>> Start STORED DATA

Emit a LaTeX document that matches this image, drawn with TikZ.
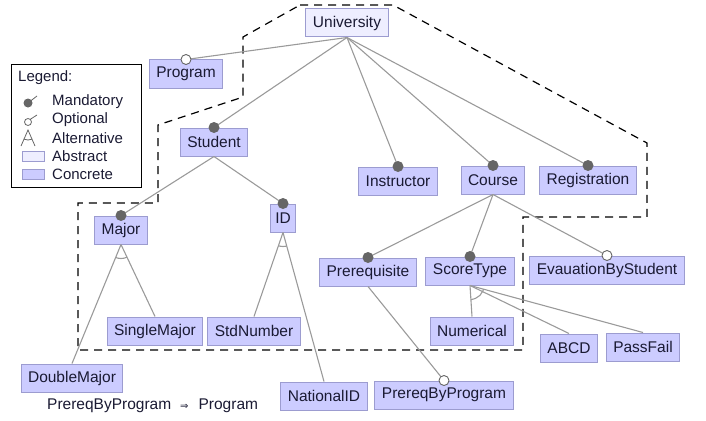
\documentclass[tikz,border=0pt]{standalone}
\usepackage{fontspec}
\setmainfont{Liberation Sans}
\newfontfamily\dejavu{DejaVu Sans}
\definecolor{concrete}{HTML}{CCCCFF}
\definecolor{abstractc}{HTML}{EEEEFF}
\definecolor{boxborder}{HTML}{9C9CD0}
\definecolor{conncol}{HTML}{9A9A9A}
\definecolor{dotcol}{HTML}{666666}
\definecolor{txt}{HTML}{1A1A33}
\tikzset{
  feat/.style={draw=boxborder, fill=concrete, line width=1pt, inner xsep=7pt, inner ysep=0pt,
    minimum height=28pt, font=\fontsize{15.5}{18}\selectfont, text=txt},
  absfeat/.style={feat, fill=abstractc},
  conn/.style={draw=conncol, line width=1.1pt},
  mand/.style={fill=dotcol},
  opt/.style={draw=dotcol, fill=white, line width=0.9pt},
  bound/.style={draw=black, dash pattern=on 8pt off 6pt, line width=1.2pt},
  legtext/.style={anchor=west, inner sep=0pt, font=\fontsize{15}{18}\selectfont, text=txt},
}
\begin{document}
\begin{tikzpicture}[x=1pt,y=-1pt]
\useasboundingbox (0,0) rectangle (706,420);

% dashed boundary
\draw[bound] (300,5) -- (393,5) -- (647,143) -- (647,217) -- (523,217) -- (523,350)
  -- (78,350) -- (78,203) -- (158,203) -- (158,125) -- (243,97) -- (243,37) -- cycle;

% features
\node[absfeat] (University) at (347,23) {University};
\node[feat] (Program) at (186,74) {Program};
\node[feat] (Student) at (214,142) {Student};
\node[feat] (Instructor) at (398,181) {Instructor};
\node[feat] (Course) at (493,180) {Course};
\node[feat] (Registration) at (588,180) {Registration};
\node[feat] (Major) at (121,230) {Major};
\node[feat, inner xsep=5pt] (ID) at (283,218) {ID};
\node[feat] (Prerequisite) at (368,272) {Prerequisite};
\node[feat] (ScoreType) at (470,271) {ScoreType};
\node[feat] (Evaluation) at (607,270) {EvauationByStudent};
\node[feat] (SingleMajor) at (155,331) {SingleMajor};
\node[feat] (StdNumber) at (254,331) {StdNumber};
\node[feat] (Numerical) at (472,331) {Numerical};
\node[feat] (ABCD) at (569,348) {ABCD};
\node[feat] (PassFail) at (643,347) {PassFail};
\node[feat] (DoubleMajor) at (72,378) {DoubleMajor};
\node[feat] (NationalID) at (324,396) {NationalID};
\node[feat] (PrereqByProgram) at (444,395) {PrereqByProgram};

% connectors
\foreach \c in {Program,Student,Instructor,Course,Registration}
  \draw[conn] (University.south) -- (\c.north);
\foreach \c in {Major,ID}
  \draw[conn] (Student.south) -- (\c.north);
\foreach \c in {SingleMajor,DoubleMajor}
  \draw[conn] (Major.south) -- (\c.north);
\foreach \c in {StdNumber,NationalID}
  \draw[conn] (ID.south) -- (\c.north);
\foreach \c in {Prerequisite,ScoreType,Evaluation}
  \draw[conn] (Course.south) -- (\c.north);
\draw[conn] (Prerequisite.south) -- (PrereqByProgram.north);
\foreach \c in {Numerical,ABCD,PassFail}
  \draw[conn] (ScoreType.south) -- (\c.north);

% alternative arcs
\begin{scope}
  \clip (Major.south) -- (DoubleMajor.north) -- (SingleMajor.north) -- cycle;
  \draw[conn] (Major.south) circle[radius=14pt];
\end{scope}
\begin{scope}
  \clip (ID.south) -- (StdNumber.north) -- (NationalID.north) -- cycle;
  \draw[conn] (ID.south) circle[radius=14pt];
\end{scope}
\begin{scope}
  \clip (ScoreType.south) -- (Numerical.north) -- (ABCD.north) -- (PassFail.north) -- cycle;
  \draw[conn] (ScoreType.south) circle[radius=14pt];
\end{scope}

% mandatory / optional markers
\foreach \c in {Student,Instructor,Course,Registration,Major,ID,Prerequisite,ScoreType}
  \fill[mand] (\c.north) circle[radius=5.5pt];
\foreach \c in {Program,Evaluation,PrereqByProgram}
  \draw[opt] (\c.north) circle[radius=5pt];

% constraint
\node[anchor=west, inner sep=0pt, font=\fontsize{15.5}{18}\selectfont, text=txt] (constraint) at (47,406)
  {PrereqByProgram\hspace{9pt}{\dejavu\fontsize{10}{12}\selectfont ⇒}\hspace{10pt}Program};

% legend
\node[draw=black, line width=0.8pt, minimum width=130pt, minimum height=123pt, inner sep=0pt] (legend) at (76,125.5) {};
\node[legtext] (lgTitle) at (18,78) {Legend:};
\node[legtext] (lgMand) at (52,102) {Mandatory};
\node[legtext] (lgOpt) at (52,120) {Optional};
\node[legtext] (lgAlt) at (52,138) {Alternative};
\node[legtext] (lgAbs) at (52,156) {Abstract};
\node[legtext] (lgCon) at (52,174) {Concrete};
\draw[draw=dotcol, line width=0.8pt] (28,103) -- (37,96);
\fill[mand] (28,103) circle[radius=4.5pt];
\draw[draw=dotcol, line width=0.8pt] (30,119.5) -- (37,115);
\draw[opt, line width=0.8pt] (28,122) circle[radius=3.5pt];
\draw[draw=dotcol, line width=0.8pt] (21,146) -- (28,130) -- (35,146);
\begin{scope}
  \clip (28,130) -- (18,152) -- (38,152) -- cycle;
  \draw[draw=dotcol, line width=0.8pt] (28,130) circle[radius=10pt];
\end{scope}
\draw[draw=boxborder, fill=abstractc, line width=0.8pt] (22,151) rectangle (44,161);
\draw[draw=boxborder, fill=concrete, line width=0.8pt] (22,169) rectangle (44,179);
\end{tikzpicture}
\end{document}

>> End STORED DATA

● **PROBLEM TO SOLVE**: Without the pictures, write out the whole listing above exactly as it appears.

● **FINISHED ANSWER**:
Emit a LaTeX document that matches this image, drawn with TikZ.
\documentclass[tikz,border=0pt]{standalone}
\usepackage{fontspec}
\setmainfont{Liberation Sans}
\newfontfamily\dejavu{DejaVu Sans}
\definecolor{concrete}{HTML}{CCCCFF}
\definecolor{abstractc}{HTML}{EEEEFF}
\definecolor{boxborder}{HTML}{9C9CD0}
\definecolor{conncol}{HTML}{9A9A9A}
\definecolor{dotcol}{HTML}{666666}
\definecolor{txt}{HTML}{1A1A33}
\tikzset{
  feat/.style={draw=boxborder, fill=concrete, line width=1pt, inner xsep=7pt, inner ysep=0pt,
    minimum height=28pt, font=\fontsize{15.5}{18}\selectfont, text=txt},
  absfeat/.style={feat, fill=abstractc},
  conn/.style={draw=conncol, line width=1.1pt},
  mand/.style={fill=dotcol},
  opt/.style={draw=dotcol, fill=white, line width=0.9pt},
  bound/.style={draw=black, dash pattern=on 8pt off 6pt, line width=1.2pt},
  legtext/.style={anchor=west, inner sep=0pt, font=\fontsize{15}{18}\selectfont, text=txt},
}
\begin{document}
\begin{tikzpicture}[x=1pt,y=-1pt]
\useasboundingbox (0,0) rectangle (706,420);

% dashed boundary
\draw[bound] (300,5) -- (393,5) -- (647,143) -- (647,217) -- (523,217) -- (523,350)
  -- (78,350) -- (78,203) -- (158,203) -- (158,125) -- (243,97) -- (243,37) -- cycle;

% features
\node[absfeat] (University) at (347,23) {University};
\node[feat] (Program) at (186,74) {Program};
\node[feat] (Student) at (214,142) {Student};
\node[feat] (Instructor) at (398,181) {Instructor};
\node[feat] (Course) at (493,180) {Course};
\node[feat] (Registration) at (588,180) {Registration};
\node[feat] (Major) at (121,230) {Major};
\node[feat, inner xsep=5pt] (ID) at (283,218) {ID};
\node[feat] (Prerequisite) at (368,272) {Prerequisite};
\node[feat] (ScoreType) at (470,271) {ScoreType};
\node[feat] (Evaluation) at (607,270) {EvauationByStudent};
\node[feat] (SingleMajor) at (155,331) {SingleMajor};
\node[feat] (StdNumber) at (254,331) {StdNumber};
\node[feat] (Numerical) at (472,331) {Numerical};
\node[feat] (ABCD) at (569,348) {ABCD};
\node[feat] (PassFail) at (643,347) {PassFail};
\node[feat] (DoubleMajor) at (72,378) {DoubleMajor};
\node[feat] (NationalID) at (324,396) {NationalID};
\node[feat] (PrereqByProgram) at (444,395) {PrereqByProgram};

% connectors
\foreach \c in {Program,Student,Instructor,Course,Registration}
  \draw[conn] (University.south) -- (\c.north);
\foreach \c in {Major,ID}
  \draw[conn] (Student.south) -- (\c.north);
\foreach \c in {SingleMajor,DoubleMajor}
  \draw[conn] (Major.south) -- (\c.north);
\foreach \c in {StdNumber,NationalID}
  \draw[conn] (ID.south) -- (\c.north);
\foreach \c in {Prerequisite,ScoreType,Evaluation}
  \draw[conn] (Course.south) -- (\c.north);
\draw[conn] (Prerequisite.south) -- (PrereqByProgram.north);
\foreach \c in {Numerical,ABCD,PassFail}
  \draw[conn] (ScoreType.south) -- (\c.north);

% alternative arcs
\begin{scope}
  \clip (Major.south) -- (DoubleMajor.north) -- (SingleMajor.north) -- cycle;
  \draw[conn] (Major.south) circle[radius=14pt];
\end{scope}
\begin{scope}
  \clip (ID.south) -- (StdNumber.north) -- (NationalID.north) -- cycle;
  \draw[conn] (ID.south) circle[radius=14pt];
\end{scope}
\begin{scope}
  \clip (ScoreType.south) -- (Numerical.north) -- (ABCD.north) -- (PassFail.north) -- cycle;
  \draw[conn] (ScoreType.south) circle[radius=14pt];
\end{scope}

% mandatory / optional markers
\foreach \c in {Student,Instructor,Course,Registration,Major,ID,Prerequisite,ScoreType}
  \fill[mand] (\c.north) circle[radius=5.5pt];
\foreach \c in {Program,Evaluation,PrereqByProgram}
  \draw[opt] (\c.north) circle[radius=5pt];

% constraint
\node[anchor=west, inner sep=0pt, font=\fontsize{15.5}{18}\selectfont, text=txt] (constraint) at (47,406)
  {PrereqByProgram\hspace{9pt}{\dejavu\fontsize{10}{12}\selectfont ⇒}\hspace{10pt}Program};

% legend
\node[draw=black, line width=0.8pt, minimum width=130pt, minimum height=123pt, inner sep=0pt] (legend) at (76,125.5) {};
\node[legtext] (lgTitle) at (18,78) {Legend:};
\node[legtext] (lgMand) at (52,102) {Mandatory};
\node[legtext] (lgOpt) at (52,120) {Optional};
\node[legtext] (lgAlt) at (52,138) {Alternative};
\node[legtext] (lgAbs) at (52,156) {Abstract};
\node[legtext] (lgCon) at (52,174) {Concrete};
\draw[draw=dotcol, line width=0.8pt] (28,103) -- (37,96);
\fill[mand] (28,103) circle[radius=4.5pt];
\draw[draw=dotcol, line width=0.8pt] (30,119.5) -- (37,115);
\draw[opt, line width=0.8pt] (28,122) circle[radius=3.5pt];
\draw[draw=dotcol, line width=0.8pt] (21,146) -- (28,130) -- (35,146);
\begin{scope}
  \clip (28,130) -- (18,152) -- (38,152) -- cycle;
  \draw[draw=dotcol, line width=0.8pt] (28,130) circle[radius=10pt];
\end{scope}
\draw[draw=boxborder, fill=abstractc, line width=0.8pt] (22,151) rectangle (44,161);
\draw[draw=boxborder, fill=concrete, line width=0.8pt] (22,169) rectangle (44,179);
\end{tikzpicture}
\end{document}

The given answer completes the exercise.